I've let myself become involved with another man. How stupid I feel. I have probably ruined my marriage. I've been a good wife for 39 years, faithful and loving despite my DH not wanting sex for the last 12 years. We have been intimate in other ways plus lots of hugs and kisses. More recently the intimacy has dwindled and he is just not interested. He also rarely wants hugs now and only brief kisses. I told him earlier this year that I miss being close and feel lonely. I'm not lonely in that I have lots of friends and lots of interests but I crave affection.
Several months ago, a man I've known for a few years started emailing me, and we met up a few times. We get on well and are very attracted to each other. He is a complicated person who finds commitment and communication difficult. We have become intimate in the last week.
My DH get on very well, have a good lifestyle. My AP does not have a good income but is asset rich. I would be crazy to leave my DH. My DH has always been the higher earner. We are both retired now. I dont have my own private pension and I rely on his pension for my current lifestyle.
In my head I am leaving my DH to move in with AP and live a crazily happy life with him. In reality my AP absolutely adores me when we are together but in-between I wonder if he is about to break it off and various things lead me to believe this. How could I leave my husband at this late stage in his life? But how can I stay with him now I have felt the love of another man?
I think my AP is too complicated for it to work out between us.
But what now, what do I do? I feel so unhappy and it's all my fault. Be kind, any guidance, words of advice greatly appreciated...

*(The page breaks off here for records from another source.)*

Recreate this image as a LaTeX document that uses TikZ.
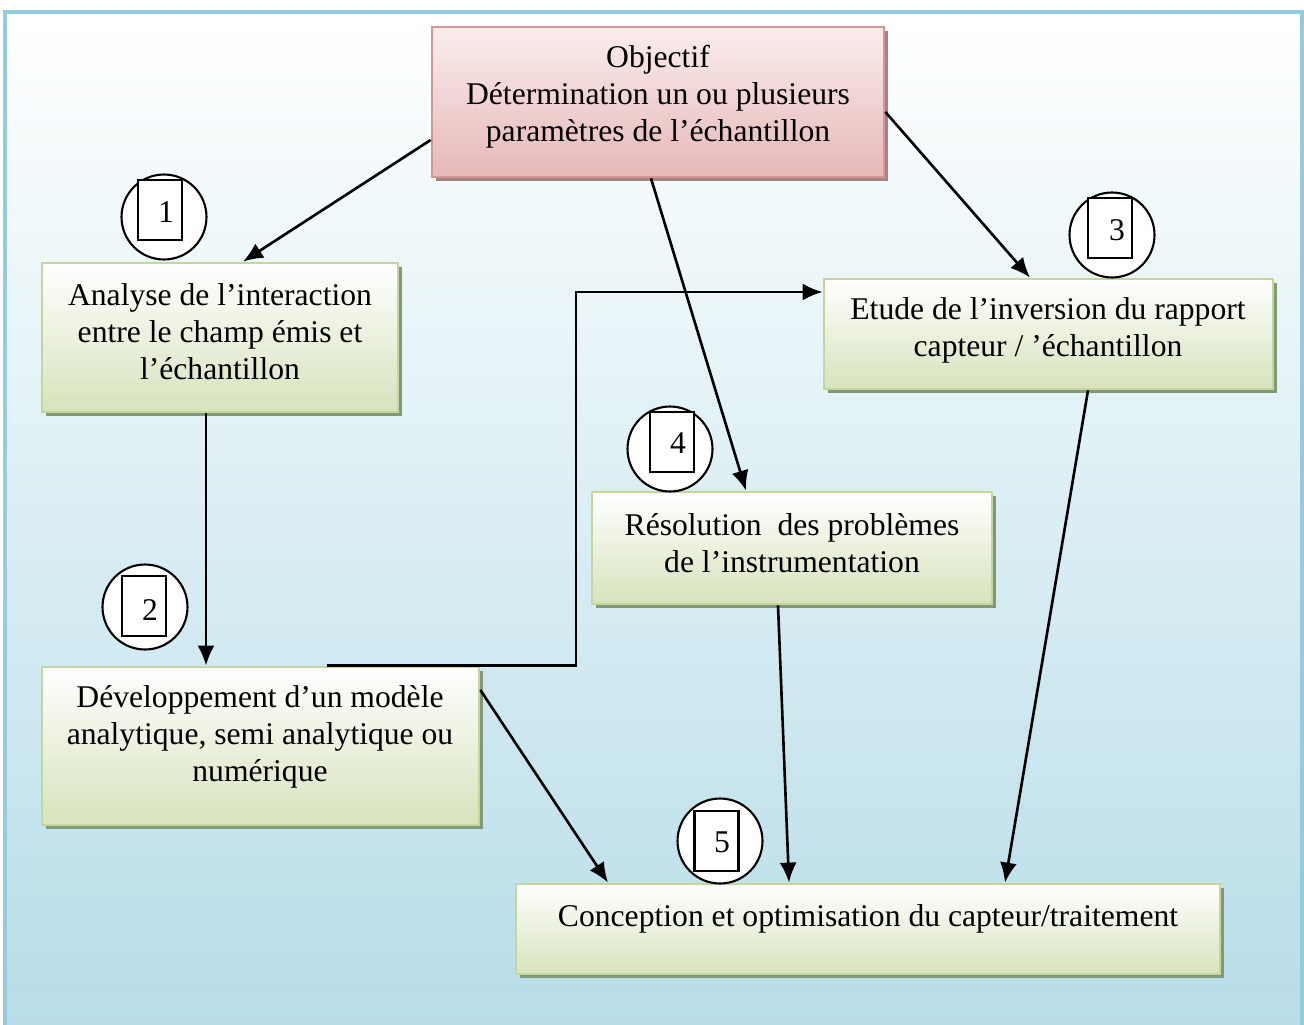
\documentclass[tikz,border=0pt]{standalone}
\usepackage{fontspec}
\setmainfont{Liberation Serif}
\usetikzlibrary{shadows,arrows.meta}
\definecolor{frameblue}{HTML}{93CDDD}
\definecolor{skyblue}{HTML}{B7DDE8}
\definecolor{leafgreen}{HTML}{D6E3BC}
\definecolor{leafedge}{HTML}{C3D69B}
\definecolor{leafshadow}{HTML}{809A78}
\definecolor{rosefill}{HTML}{E5B8B7}
\definecolor{rosetop}{HTML}{FAEDED}
\definecolor{roseedge}{HTML}{D99594}
\definecolor{roseshadow}{HTML}{A08585}

\begin{document}
\begin{tikzpicture}[x=0.02cm,y=-0.02cm,
  every node/.style={font=\fontsize{18}{21}\selectfont},
  greenbox/.style={rectangle, draw=leafedge, line width=1.6pt,
    top color=white, bottom color=leafgreen,
    general shadow={fill=leafshadow, shadow xshift=0.08cm, shadow yshift=-0.08cm}},
  rosebox/.style={rectangle, draw=roseedge, line width=1.6pt,
    top color=rosetop, bottom color=rosefill,
    general shadow={fill=roseshadow, shadow xshift=0.08cm, shadow yshift=-0.08cm}},
  boxtext/.style={align=center, inner sep=0pt},
  arr/.style={-{Latex[length=0.4cm,width=0.34cm]}, line width=1.5pt},
  ring/.style={circle, draw, fill=white, line width=1.2pt, minimum size=1.7cm, inner sep=0pt},
  tag/.style={rectangle, draw, fill=white, line width=1.2pt,
    minimum width=0.88cm, minimum height=1.2cm, inner sep=0pt},
]
\useasboundingbox (0,0) rectangle (1304,1024);

% page background with its frame
\path[top color=white, bottom color=skyblue] (5,12) rectangle (1302,1030);
\draw[frameblue, line width=0.08cm] (5,12) rectangle (1302,1030);

% boxes
\node[rosebox, minimum width=9.04cm, minimum height=3cm] (goal) at (658,102) {};
\node[boxtext] (goaltext) at (658,97)
  {Objectif\\Détermination un ou plusieurs\\paramètres de l’échantillon};

\node[greenbox, minimum width=7.12cm, minimum height=2.98cm] (interact) at (220,337.5) {};
\node[boxtext] (interacttext) at (220,332)
  {Analyse de l’interaction\\entre le champ émis et\\l’échantillon};

\node[greenbox, minimum width=8.98cm, minimum height=2.2cm] (inversion) at (1048.5,334) {};
\node[boxtext] (inversiontext) at (1048,330)
  {Etude de l’inversion du rapport\\capteur / ’échantillon};

\node[greenbox, minimum width=8cm, minimum height=2.24cm] (instrum) at (792,548) {};
\node[boxtext] (instrumtext) at (792,543)
  {Résolution\ \ des problèmes\\de l’instrumentation};

\node[greenbox, minimum width=8.74cm, minimum height=3.16cm] (model) at (260.5,746) {};
\node[boxtext] (modeltext) at (260,737)
  {Développement d’un modèle\\analytique, semi analytique ou\\numérique};

\node[greenbox, minimum width=14.08cm, minimum height=1.8cm] (design) at (868,929) {};
\node[boxtext] (designtext) at (868,919)
  {Conception et optimisation du capteur/traitement};

% connectors
\draw[arr] (goal.west |- 0,140) -- (interact.north -| 243,0);
\draw[arr] (goal.south -| 651,0) -- (instrum.north -| 746,0);
\draw[arr] (goal.east |- 0,112) -- (inversion.north -| 1030,0);
\draw[arr] (interact.south -| 206,0) -- (model.north -| 206,0);
\coordinate (bend) at (576,292);
\draw[arr] (model.north -| 327,0) -| (bend) -- (inversion.west |- bend);
\draw[arr] (model.east |- 0,690) -- (design.north -| 608,0);
\draw[arr] (instrum.south -| 778,0) -- (design.north -| 789,0);
\draw[arr] (inversion.south -| 1088,0) -- (design.north -| 1005,0);

% step numbers
\node[ring] (c1) at (164,217) {};
\node[tag] (t1) at (160,210) {};
\node (n1) at (166,212) {1};

\node[ring] (c2) at (145,607) {};
\node[tag] (t2) at (144,606) {};
\node (n2) at (150,610) {2};

\node[ring] (c3) at (1112,235) {};
\node[tag] (t3) at (1110,228) {};
\node (n3) at (1117,230) {3};

\node[ring] (c4) at (670,449) {};
\node[tag] (t4) at (672,442) {};
\node (n4) at (678,443) {4};

\node[ring] (c5) at (720,841) {};
\node[tag] (t5) at (716.5,841) {};
\node (n5) at (722,842) {5};
\end{tikzpicture}
\end{document}
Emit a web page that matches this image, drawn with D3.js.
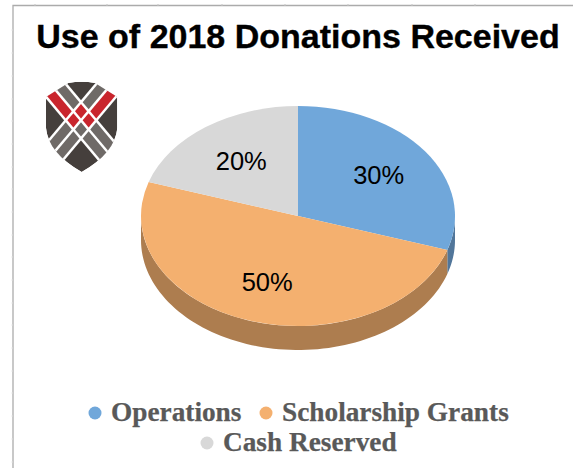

SadieK Mon 12-May-25 06:47:16

Advice from one who has been there. Don't leave your DH and don't let him find out. Too much heartbreak and regret. Ask your DH whether there is a health issue, as this may be of concern to him and tell him again that you miss intimacy, even if just cuddles.

Franski Mon 12-May-25 10:19:32

I would say there are two separate issues. Your marriage: where it is and what the future looks like if nothing changes. Then this other man. Is he the sort of person you would like to be with. Will he be there for you through thick and thin or when/if you can no longer have or want sex?

Honestly i think deceiving your DH is not ok and disrespects him and undermines the vows you made at marriage. It doesnt make you a terrible person, but you are responsible for the choices you're making. I hope you can find a way of moving forward with a clear conscience and peace. 39 years of marriage is worth a lot and you and your DH could come through this. Love and good wishes x

Franski Mon 12-May-25 10:25:37

I just noticed this was an old post. Oh well.....

butterandjam Mon 12-May-25 10:39:16

I think you know this is a mistake. Fortunately, it's perfectly recoverable by you with no harm done. You're still in control.

I've seen too many women jump from the frying pan to the fire. What stood out from your description of AP, is he " finds communication difficult. "
Isn't that the same problem you and DH have? Somehow, he hasn't got the message about what you so badly need from him; emotional comfort and reassurance through touch.

I think AP's "lack of communication" is also going to disappoint your emotional needs.

His lack of money, is going to disappoint too. You're used to, and appreciate and value the domestic physical comforts and security DH provides.

I suspect that when you and AP progress to the stage of tiffs and differences as every relationship does, he will NOT offer what you're used to from DH ( rock solid unquestioning commitment ) .

Don't rush into any explanations/ confessions/guilty feelings to either man.

You are your own woman, and you're in the driving seat . Take your time.

whywhywhy Mon 12-May-25 10:45:44

This is from last year! I wonder what happened?
I wouldn’t tell DH and I’d get rid of the sh** man.
It’s not worth the hassle and get a dog.